Yemeni authorities have deported four western journalists over their coverage of the protests. Security forces raided an apartment and arrested two British and two American journalists and kicked them out of the country. They follow the deporting of an American journalist and Italian photographer a day earlier. Briton Oliver Holmes said one of the agents told him they were all being kicked out because of their coverage of the protests. “We have all been reporting on the use of violence by the police,” Holmes told Al Jazeera. The flashpoint has moved to the north eastern Marib province where the governor was stabbed, police opened fire on protesters, and rebels have blown up an important oil pipeline. Marib is a predominantly tribal area implacably opposed to Saleh’s regime. Saleh’s man in the province Governor Naji al-Zaidi was caught up in a large demonstration outside the local government building yesterday. Security troops fired live ammunition and tear gas, injuring around 37 people. A group of men stabbed al-Zaidi and four bodyguards with daggers before he was flown by helicopter to a military hospital in the capital.Tribal fighters sabotaged an oil pipeline this morning and cut the road between the Marib’s gas fields and the capital. Local police said the pipeline connecting Marib’s oil fields to the Red Sea was ablaze and the main road between Sanaa and Safer was cut off disrupting tanker traffic and jeopardising gas supplies to the capital.
There have been grumblings in the Arab world’s poorest country for several years over Saleh’s autocratic regime and the likelihood of an eventual transfer of power to his son Ahmed Saleh. His troubles are compounded by an insurgency by Houthi rebels in the north, a separatist movement in the south and a large Al Qaeda threat. It took January’s Tunisian revolution to galvanise the opposition into action. Large street protests flooded the capital and Saleh offered reforms including presidential term limits and voter registration. The opposition and protesters rejected the proposals saying the reforms did not ensure that Saleh could not run again.
Emboldened by success in Tunisia and the overthrow of Hosni Mubarak in Egypt, protesters held a “day of rage” in early February. Unlike Egypt, the 20,000 strong Yemeni protest ended peacefully, though Saleh did make efforts to stifle them and his forces shot dead protesters in Aden. Protests continued through the month, gradually increasing in size and scope. Yemeni soldiers fired artillery at anti-government protesters in the northern village of Semla in Amran, killing two and wounding seven.

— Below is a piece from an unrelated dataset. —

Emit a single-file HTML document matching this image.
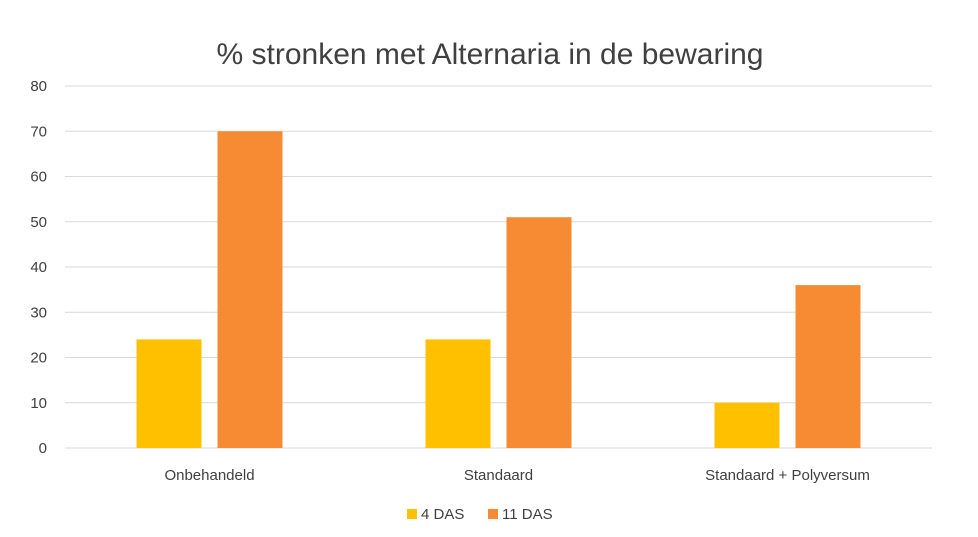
<!DOCTYPE html>
<html><head><meta charset="utf-8"><style>
body{margin:0;background:#fff;}
svg text{font-family:"Liberation Sans",sans-serif;}
</style></head><body>
<svg id="chart" width="978" height="532" xmlns="http://www.w3.org/2000/svg">
<rect width="978" height="532" fill="#fff"/>
<text x="490" y="64" text-anchor="middle" font-size="30" fill="#404040">% stronken met Alternaria in de bewaring</text>
<g id="grid"></g><g id="bars"></g><g id="xlabels"></g>
<g>
<rect x="407" y="509" width="10" height="10" fill="#FFC000"/>
<text x="421" y="519" font-size="15" fill="#404040">4 DAS</text>
<rect x="488" y="509" width="10" height="10" fill="#F68B33"/>
<text x="502" y="519" font-size="15" fill="#404040">11 DAS</text>
</g>
</svg>
<script>
const categories = ["Onbehandeld", "Standaard", "Standaard + Polyversum"];
const das4 = [24, 24, 10];
const das11 = [70, 51, 36];
const yTicks = [0, 10, 20, 30, 40, 50, 60, 70, 80];
const ns = "http://www.w3.org/2000/svg";
const x0 = 65, x1 = 932, y0 = 448, yTop = 86, yMax = 80;
const yScale = v => y0 - (v / yMax) * (y0 - yTop);
const bandW = (x1 - x0) / categories.length;
const barW = 65, gap = 16;
function mk(tag, attrs, parent) {
  const e = document.createElementNS(ns, tag);
  for (const k in attrs) e.setAttribute(k, attrs[k]);
  parent.appendChild(e); return e;
}
const grid = document.getElementById("grid");
yTicks.forEach(t => {
  const y = yScale(t);
  const l = mk("line", {x1: x0, x2: x1, y1: y, y2: y, stroke: "#d9d9d9", "stroke-width": 1}, grid);
  
  
  const tx = mk("text", {x: 47, y: y + 5, "text-anchor": "end", "font-size": 15, fill: "#404040"}, grid);
  
  
  tx.textContent = t;
});
const bars = document.getElementById("bars");
const xl = document.getElementById("xlabels");
categories.forEach((c, i) => {
  const cx = x0 + bandW * (i + 0.5);
  const b1 = mk("rect", {x: cx - gap/2 - barW, y: yScale(das4[i]), width: barW, height: y0 - yScale(das4[i]), fill: "#FFC000"}, bars);
  
  
  const b2 = mk("rect", {x: cx + gap/2, y: yScale(das11[i]), width: barW, height: y0 - yScale(das11[i]), fill: "#F68B33"}, bars);
  
  
  const t = mk("text", {x: cx, y: 480, "text-anchor": "middle", "font-size": 15, fill: "#404040"}, xl);
  
  
  t.textContent = c;
});
</script>
</body></html>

After his offer to form a national unity government was rejected, Saleh imposed a tight security cordon around Sana’a. His objective now is to stop more protesters joining 150,000 in the main square. They include tribesmen from Hamdan tribe who were angered when police killed one of their kinsmen. The Hamdan are not Saleh’s only headache. Sheikh Ameen al-Okaimi, chieftain of northern largest powerful tribe Bakil, staged a sit-in in Sana’a with a sign emblazoned “Welcome to the Liberation Land.”
Where the protests have been most successful is in bringing Yemen’s deeply fractured opposition movements together. In the last election in 2006, Saleh’s ruling General People’s Congress took 76 percent of the vote with the umbrella group Joint Meeting Parties taking 21 percent. The JMP has united with the tribal and Islamist Islah party bringing most of the anti-Saleh forces under one banner. The Hashid tribal confederation and Houthi rebellion forces remain outside the tent and it would be unclear what role if any they would have in any post-Saleh government. It is likely secessionist movements will continue to agitate regardless of who reigns in Sana’a.